State court practice

The lead opinion observes that while most states apply some form of abatement, a number of states recently have moved in a different direction. 58 M.J. at 402. A number of those states, however, as a matter of state law, permit an appeal to proceed on the merits, based on the interests of society, the defendant, and the defendant’s estate in appellate resolution of the case. See, e.g., Gollott v. State, 646 So.2d 1297 (Miss.1994); State v. McDonald, 144 Wis.2d 531, 424 N.W.2d 411 (1988); State v. McGettrick, 31 Ohio St.3d 138, 509 N.E.2d 378 (1987); State v. Jones, 220 Kan. 136, 551 P.2d 801, 803-04 (1976); Commonwealth v. Walker, 447 Pa. 146, 288 A.2d 741, 742 (1972). Such a result, however, is not possible under the UCMJ, which makes no provision for substitution of a party. As a result, the lead opinion finds it necessary in the present case to dismiss the appeal, contrary to the approach of a significant number of states that have modified their abatement rules. The inconsistency between the majority’s decision and the approach of those states underscores the need for any change in this area to reflect comprehensive legislative consideration rather than piecemeal judicial action.

Policy considerations

The lead opinion offers a number of policy reasons for not applying abatement, including confidence in the capabilities of the Courts of Criminal Appeals, societal interests in the preservation of a judgment of convic*412tion, and the impact on victims rights. 58 M.J. at 404-05. These are important policy concerns, and should be given full consideration in the appropriate forum in terms of balancing the relative merits of abatement and appellate review. Given the wide variety of means in which abatement has been applied or modified at both the state and federal level, however, these concerns do not resolve the issue of how any change should be implemented in the military justice system.

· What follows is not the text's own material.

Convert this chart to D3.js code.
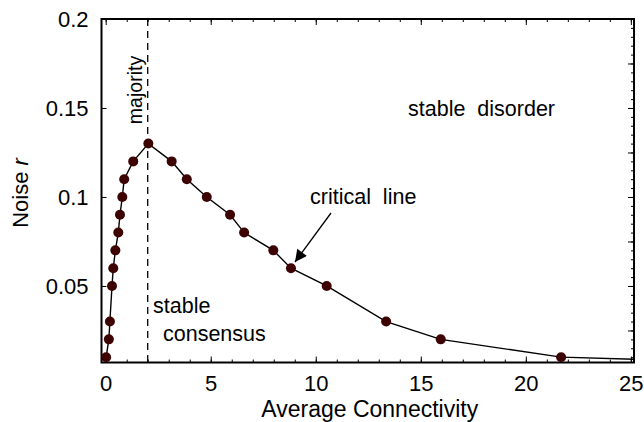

Consideration of a new approach to abatement requires attention to a number of difficult questions, including:

(1) If the accused dies while the case is pending review by the convening authority, should the decision of the court-martial constitute the final judgment as to the legality of the proceedings?

(2) If the death occurs prior to a decision by a Court of Criminal Appeals, should the decision of the court-martial and action of the convening authority constitute the final judgment?

(3) If death occurs following a decision by the Court of Criminal Appeals, should there be an opportunity for further review on the merits through substitution of a party?

(4) If death occurs while a case is under mandatory review by our Court under Article 67(b)(1) (capital cases) or Article 67(b)(2) (certified cases), can the review proceed on the merits?

(5) Assuming one party is the United States in such a case, who is the other party?

These are critical questions, all opened but left unanswered by the lead opinion. Our current precedent may or may not represent the best policy choice, but it is clear, workable, and based on statute. Under the lead opinion, we face the possibility of years of litigation to resolve conflicting decisions at the command level, by individual services, and by the Courts of Criminal Appeals. Because this is a matter of statutory interpretation, we should sustain our precedent, relying on Congress to address these concerns and balance the interests of appellants, their families, victims, the armed forces, and society at large.